### Given request
Pictures stay out of this copy, which runs from the first line of the material through the line containing "2.65,2.18,1.8,1.45,1.2,0.93,0.74,0.6,0.47,0.35];".

### Available data
-=-=-=-=-

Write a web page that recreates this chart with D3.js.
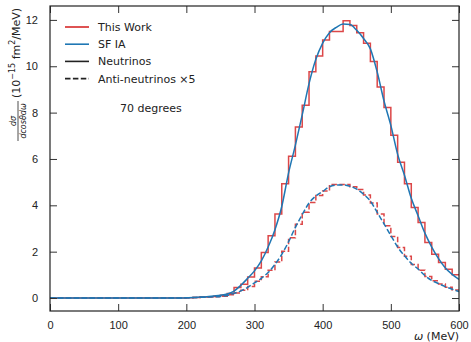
<!DOCTYPE html>
<html>
<head>
<meta charset="utf-8">
<script src="https://cdn.jsdelivr.net/npm/d3@7"></script>
<style>
  body { margin: 0; background: #fff; }
  svg { display: block; font-family: "DejaVu Sans", sans-serif; }
  .tick text { font-size: 11px; fill: #222; }
</style>
</head>
<body>
<svg id="chart" width="471" height="342"></svg>
<script>
// bins are 10 MeV wide, lower edges 0..590
var binEdges = d3.range(0, 600, 10);

// neutrino histogram (This Work)
var nuHist = [0,0,0,0,0,0,0,0,0,0, 0,0,0,0,0,0,0,0,0,0,
  0.01,0.02,0.04,0.06,0.08,0.12,0.2,0.45,0.59,0.91,
  1.29,1.96,2.69,3.63,4.93,6.12,7.38,8.32,9.76,10.44,
  11.13,11.5,11.5,11.96,11.76,11.45,10.99,10.2,9.11,8.22,
  7.02,5.86,4.93,3.91,3.26,2.4,1.89,1.53,1.24,1.0];

// anti-neutrino histogram x5 (This Work)
var antiHist = [0,0,0,0,0,0,0,0,0,0, 0,0,0,0,0,0,0,0,0,0,
  0.01,0.02,0.03,0.04,0.05,0.08,0.14,0.22,0.33,0.5,
  0.72,0.92,1.2,1.55,2.02,2.6,3.18,3.7,4.12,4.42,
  4.62,4.9,4.9,4.9,4.8,4.68,4.45,4.1,3.62,3.12,
  2.65,2.18,1.8,1.45,1.2,0.93,0.74,0.6,0.47,0.35];

// SF IA curves, sampled every 10 MeV from 0 to 600
var omega = d3.range(0, 610, 10);
var nuSF = [0,0,0,0,0,0,0,0,0,0, 0,0,0,0,0,0,0,0,0,0,
  0.01,0.02,0.04,0.06,0.09,0.12,0.17,0.3,0.55,0.85,
  1.17,1.6,2.2,2.95,3.95,5.4,6.6,7.9,9.25,10.3,
  11.0,11.45,11.68,11.82,11.8,11.55,11.2,10.75,9.75,8.5,
  7.45,6.2,5.3,4.3,3.55,2.8,2.2,1.7,1.3,1.02,0.8];
var antiSF = [0,0,0,0,0,0,0,0,0,0, 0,0,0,0,0,0,0,0,0,0,
  0.01,0.02,0.03,0.04,0.05,0.07,0.11,0.2,0.31,0.46,
  0.65,0.85,1.1,1.45,1.88,2.43,3.05,3.6,4.1,4.4,
  4.6,4.8,4.87,4.88,4.82,4.7,4.48,4.18,3.7,3.2,
  2.7,2.2,1.82,1.5,1.25,0.97,0.76,0.62,0.49,0.38,0.28];

var xTicks = [0, 100, 200, 300, 400, 500, 600];
var yTicks = [0, 2, 4, 6, 8, 10, 12];

var red = "#d62728", blue = "#1f77b4";

var margin = {top: 6, right: 12, bottom: 31, left: 50};
var width = 471 - margin.left - margin.right,
    height = 342 - margin.top - margin.bottom;

var svg = d3.select("#chart");
var g = svg.append("g").attr("transform", "translate(" + margin.left + "," + margin.top + ")");

var x = d3.scaleLinear().domain([0, 600]).range([0, width]);
var y = d3.scaleLinear().domain([-0.56, 12.6]).range([height, 0]);

g.append("defs").append("clipPath").attr("id", "clip")
  .append("rect").attr("width", width).attr("height", height);

// histogram as a step line over the bin edges
function histPoints(vals) {
  var pts = binEdges.map(function(e, i) { return [e, vals[i]]; });
  pts.push([600, vals[vals.length - 1]]);
  return pts;
}
var stepLine = d3.line()
  .x(function(d) { return x(d[0]); })
  .y(function(d) { return y(d[1]); })
  .curve(d3.curveStepAfter);
var smoothLine = d3.line()
  .x(function(d) { return x(d[0]); })
  .y(function(d) { return y(d[1]); })
  .curve(d3.curveMonotoneX);

var plot = g.append("g").attr("clip-path", "url(#clip)");

var dash = "5.5,2.4";
[[nuHist, null], [antiHist, dash]].forEach(function(h) {
  plot.append("path")
    .attr("d", stepLine(histPoints(h[0])))
    .attr("fill", "none")
    .attr("stroke", red)
    .attr("stroke-opacity", 0.85)
    .attr("stroke-width", 1.5)
    .attr("stroke-dasharray", h[1]);
});
[[nuSF, null], [antiSF, dash]].forEach(function(c) {
  plot.append("path")
    .attr("d", smoothLine(omega.map(function(w, i) { return [w, c[0][i]]; })))
    .attr("fill", "none")
    .attr("stroke", blue)
    .attr("stroke-width", 1.5)
    .attr("stroke-dasharray", c[1]);
});

// axes, ticks pointing inward on all four sides
var tl = 7;
g.append("g").attr("transform", "translate(0," + height + ")")
  .call(d3.axisBottom(x).tickValues(xTicks).tickSizeInner(-tl).tickSizeOuter(0).tickPadding(tl + 3));
g.append("g")
  .call(d3.axisTop(x).tickValues(xTicks).tickSizeInner(-tl).tickSizeOuter(0).tickFormat(""));
g.append("g")
  .call(d3.axisLeft(y).tickValues(yTicks).tickSizeInner(-tl).tickSizeOuter(0).tickPadding(tl + 5));
g.append("g").attr("transform", "translate(" + width + ",0)")
  .call(d3.axisRight(y).tickValues(yTicks).tickSizeInner(-tl).tickSizeOuter(0).tickFormat(""));
g.selectAll(".domain").remove();
g.selectAll(".tick line").attr("stroke", "#333").attr("stroke-width", 1);

g.append("rect")
  .attr("width", width).attr("height", height)
  .attr("fill", "none").attr("stroke", "#222").attr("stroke-width", 1.2);

// x label
var xl = svg.append("text")
  .attr("x", margin.left + width).attr("y", 340)
  .attr("text-anchor", "end")
  .attr("font-size", 11).attr("fill", "#222");
xl.append("tspan").attr("font-style", "italic").text("ω");
xl.append("tspan").text(" (MeV)");

// y label: fraction + units, rotated
var yl = svg.append("g").attr("transform", "translate(20,121) rotate(-90)");
yl.append("line")
  .attr("x1", -20).attr("x2", 20).attr("y1", -2).attr("y2", -2)
  .attr("stroke", "#222").attr("stroke-width", 0.8);
yl.append("text").attr("x", 0).attr("y", -4).attr("text-anchor", "middle")
  .attr("font-size", 8).attr("font-style", "italic").attr("fill", "#222").text("dσ");
yl.append("text").attr("x", 0).attr("y", 6).attr("text-anchor", "middle")
  .attr("font-size", 8).attr("font-style", "italic").attr("fill", "#222").text("dcosθdω");
var unit = yl.append("text").attr("x", 23).attr("y", 0)
  .attr("font-size", 11).attr("fill", "#222");
unit.append("tspan").text("(10");
unit.append("tspan").attr("font-size", 8).attr("dy", -5).text("−15");
unit.append("tspan").attr("dy", 5).text(" fm");
unit.append("tspan").attr("font-size", 8).attr("dy", -5).text("2");
unit.append("tspan").attr("dy", 5).text("/MeV)");

// legend
var legendItems = [
  {label: "This Work", color: red, dash: null},
  {label: "SF IA", color: blue, dash: null},
  {label: "Neutrinos", color: "#222", dash: null},
  {label: "Anti-neutrinos ×5", color: "#222", dash: dash}
];
var legend = svg.selectAll(".legend")
  .data(legendItems)
  .enter().append("g")
  .attr("class", "legend")
  .attr("transform", function(d, i) { return "translate(65," + (27 + i * 17.2) + ")"; });
legend.append("line")
  .attr("x1", 0).attr("x2", 24)
  .attr("stroke", function(d) { return d.color; })
  .attr("stroke-width", 1.6)
  .attr("stroke-dasharray", function(d) { return d.dash; });
legend.append("text")
  .attr("x", 33).attr("y", 4)
  .attr("font-size", 11).attr("fill", "#222")
  .text(function(d) { return d.label; });

svg.append("text")
  .attr("x", 120).attr("y", 112)
  .attr("font-size", 11).attr("fill", "#222")
  .text("70 degrees");
</script>
</body>
</html>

-=-=-=-=-

### Result of this exercise
Write a web page that recreates this chart with D3.js.
<!DOCTYPE html>
<html>
<head>
<meta charset="utf-8">
<script src="https://cdn.jsdelivr.net/npm/d3@7"></script>
<style>
  body { margin: 0; background: #fff; }
  svg { display: block; font-family: "DejaVu Sans", sans-serif; }
  .tick text { font-size: 11px; fill: #222; }
</style>
</head>
<body>
<svg id="chart" width="471" height="342"></svg>
<script>
// bins are 10 MeV wide, lower edges 0..590
var binEdges = d3.range(0, 600, 10);

// neutrino histogram (This Work)
var nuHist = [0,0,0,0,0,0,0,0,0,0, 0,0,0,0,0,0,0,0,0,0,
  0.01,0.02,0.04,0.06,0.08,0.12,0.2,0.45,0.59,0.91,
  1.29,1.96,2.69,3.63,4.93,6.12,7.38,8.32,9.76,10.44,
  11.13,11.5,11.5,11.96,11.76,11.45,10.99,10.2,9.11,8.22,
  7.02,5.86,4.93,3.91,3.26,2.4,1.89,1.53,1.24,1.0];

// anti-neutrino histogram x5 (This Work)
var antiHist = [0,0,0,0,0,0,0,0,0,0, 0,0,0,0,0,0,0,0,0,0,
  0.01,0.02,0.03,0.04,0.05,0.08,0.14,0.22,0.33,0.5,
  0.72,0.92,1.2,1.55,2.02,2.6,3.18,3.7,4.12,4.42,
  4.62,4.9,4.9,4.9,4.8,4.68,4.45,4.1,3.62,3.12,
  2.65,2.18,1.8,1.45,1.2,0.93,0.74,0.6,0.47,0.35];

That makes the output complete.